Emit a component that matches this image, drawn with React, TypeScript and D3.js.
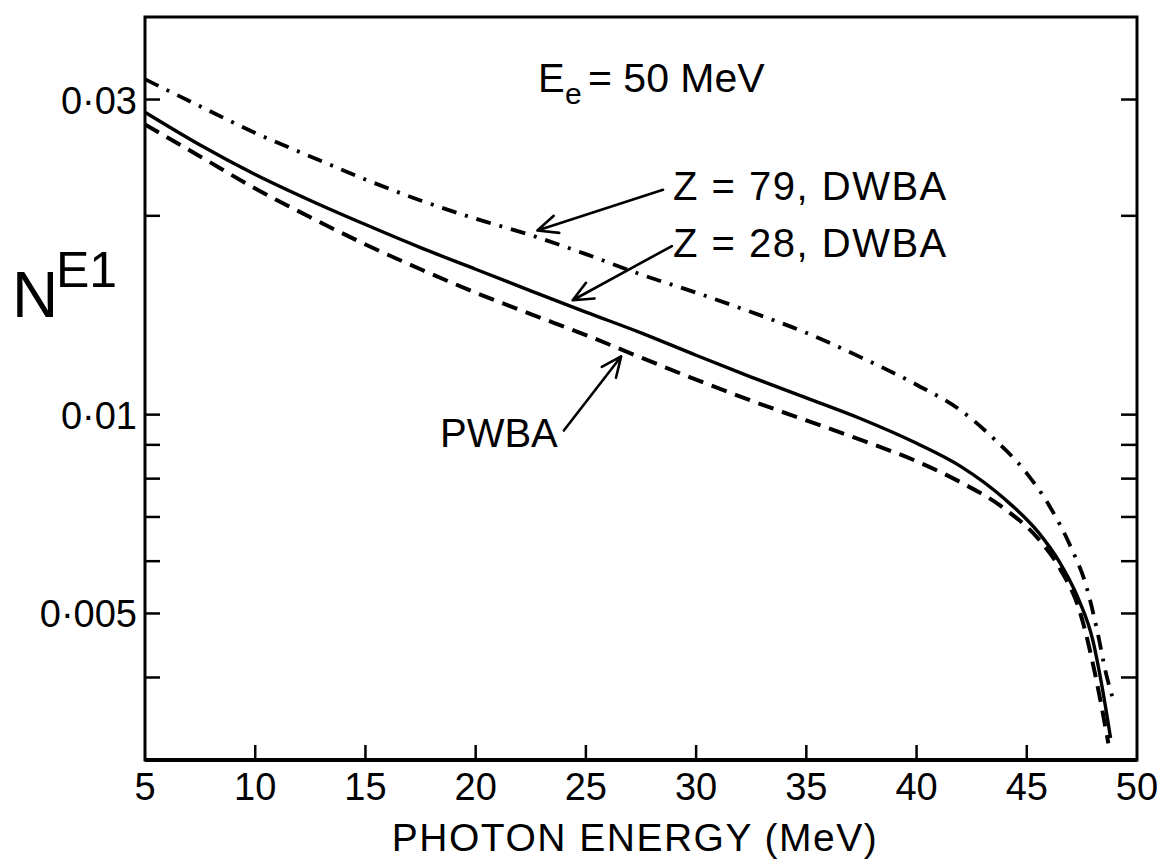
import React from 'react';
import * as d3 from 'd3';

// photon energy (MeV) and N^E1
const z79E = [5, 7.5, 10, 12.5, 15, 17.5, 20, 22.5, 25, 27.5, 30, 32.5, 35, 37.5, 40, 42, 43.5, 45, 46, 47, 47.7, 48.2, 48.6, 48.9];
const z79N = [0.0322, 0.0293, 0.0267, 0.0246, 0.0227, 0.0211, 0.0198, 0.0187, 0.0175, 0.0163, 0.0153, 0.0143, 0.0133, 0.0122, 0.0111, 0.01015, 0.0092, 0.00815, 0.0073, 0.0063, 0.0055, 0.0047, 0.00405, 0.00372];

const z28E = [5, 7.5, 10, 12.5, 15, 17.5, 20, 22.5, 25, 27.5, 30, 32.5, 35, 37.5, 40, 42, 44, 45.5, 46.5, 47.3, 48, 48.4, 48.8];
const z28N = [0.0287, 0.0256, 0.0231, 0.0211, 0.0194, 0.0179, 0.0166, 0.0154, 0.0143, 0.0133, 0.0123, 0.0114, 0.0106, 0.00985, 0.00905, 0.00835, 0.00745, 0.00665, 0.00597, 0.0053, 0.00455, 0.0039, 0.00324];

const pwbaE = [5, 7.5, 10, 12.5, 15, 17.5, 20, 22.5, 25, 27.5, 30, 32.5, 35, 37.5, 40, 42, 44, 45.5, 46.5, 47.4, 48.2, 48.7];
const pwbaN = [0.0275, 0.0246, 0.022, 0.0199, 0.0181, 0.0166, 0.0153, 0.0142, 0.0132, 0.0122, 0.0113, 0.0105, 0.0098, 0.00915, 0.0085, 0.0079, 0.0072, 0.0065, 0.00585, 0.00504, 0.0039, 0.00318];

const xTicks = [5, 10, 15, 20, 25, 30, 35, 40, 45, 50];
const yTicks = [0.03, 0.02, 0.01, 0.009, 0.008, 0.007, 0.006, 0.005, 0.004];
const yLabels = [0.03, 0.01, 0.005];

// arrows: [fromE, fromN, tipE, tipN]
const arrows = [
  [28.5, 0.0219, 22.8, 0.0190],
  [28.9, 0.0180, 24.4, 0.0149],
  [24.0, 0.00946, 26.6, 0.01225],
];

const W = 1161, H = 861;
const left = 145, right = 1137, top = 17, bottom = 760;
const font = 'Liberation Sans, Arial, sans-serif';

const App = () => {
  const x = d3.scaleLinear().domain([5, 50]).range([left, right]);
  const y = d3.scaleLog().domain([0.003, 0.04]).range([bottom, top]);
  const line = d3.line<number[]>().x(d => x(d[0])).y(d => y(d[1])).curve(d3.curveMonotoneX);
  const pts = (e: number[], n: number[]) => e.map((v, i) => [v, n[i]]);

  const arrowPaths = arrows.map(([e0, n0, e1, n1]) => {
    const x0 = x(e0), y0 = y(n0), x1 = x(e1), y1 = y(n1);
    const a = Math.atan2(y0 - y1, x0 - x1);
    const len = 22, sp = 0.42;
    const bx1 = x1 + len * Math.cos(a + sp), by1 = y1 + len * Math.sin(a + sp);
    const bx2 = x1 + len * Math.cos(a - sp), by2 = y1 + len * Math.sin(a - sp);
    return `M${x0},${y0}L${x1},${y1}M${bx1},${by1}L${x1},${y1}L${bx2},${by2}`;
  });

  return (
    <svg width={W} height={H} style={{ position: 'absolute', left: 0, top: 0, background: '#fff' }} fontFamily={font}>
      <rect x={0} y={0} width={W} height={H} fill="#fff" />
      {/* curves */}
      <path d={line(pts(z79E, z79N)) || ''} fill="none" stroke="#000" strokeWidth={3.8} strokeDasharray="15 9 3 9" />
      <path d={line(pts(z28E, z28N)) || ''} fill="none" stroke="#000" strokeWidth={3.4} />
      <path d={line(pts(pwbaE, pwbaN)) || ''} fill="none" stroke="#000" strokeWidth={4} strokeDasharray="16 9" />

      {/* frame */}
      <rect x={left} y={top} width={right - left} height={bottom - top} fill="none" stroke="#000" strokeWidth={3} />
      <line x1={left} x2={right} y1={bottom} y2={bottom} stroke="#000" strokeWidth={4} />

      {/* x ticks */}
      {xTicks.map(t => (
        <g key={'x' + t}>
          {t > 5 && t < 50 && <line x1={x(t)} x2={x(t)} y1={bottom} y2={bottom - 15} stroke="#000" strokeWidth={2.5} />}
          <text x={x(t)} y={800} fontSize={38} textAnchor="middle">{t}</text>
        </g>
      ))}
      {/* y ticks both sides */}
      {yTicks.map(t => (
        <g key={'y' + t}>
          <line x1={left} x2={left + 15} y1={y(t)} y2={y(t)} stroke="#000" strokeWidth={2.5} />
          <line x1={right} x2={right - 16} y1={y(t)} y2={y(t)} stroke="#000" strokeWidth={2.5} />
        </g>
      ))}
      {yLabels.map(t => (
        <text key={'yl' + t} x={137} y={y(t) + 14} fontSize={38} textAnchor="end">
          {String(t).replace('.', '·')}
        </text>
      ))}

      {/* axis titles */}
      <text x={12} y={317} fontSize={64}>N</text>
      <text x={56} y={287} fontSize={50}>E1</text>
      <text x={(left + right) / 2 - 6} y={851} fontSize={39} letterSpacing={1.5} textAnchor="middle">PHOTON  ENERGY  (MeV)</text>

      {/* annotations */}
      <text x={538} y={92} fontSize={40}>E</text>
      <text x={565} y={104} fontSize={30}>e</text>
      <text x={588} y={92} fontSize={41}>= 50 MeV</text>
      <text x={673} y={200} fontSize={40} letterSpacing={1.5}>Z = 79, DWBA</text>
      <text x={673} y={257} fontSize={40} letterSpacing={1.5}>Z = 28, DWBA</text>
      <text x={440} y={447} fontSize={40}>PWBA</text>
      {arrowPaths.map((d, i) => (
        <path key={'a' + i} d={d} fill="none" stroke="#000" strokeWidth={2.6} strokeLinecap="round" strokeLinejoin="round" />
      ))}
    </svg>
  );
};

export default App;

• **Written task**: Reproduce only the lines from the beginning of the data through the line that contains "import * as d3 from 'd3';", both included, and please drop the pictures.

• **Task output**:
Emit a component that matches this image, drawn with React, TypeScript and D3.js.
import React from 'react';
import * as d3 from 'd3';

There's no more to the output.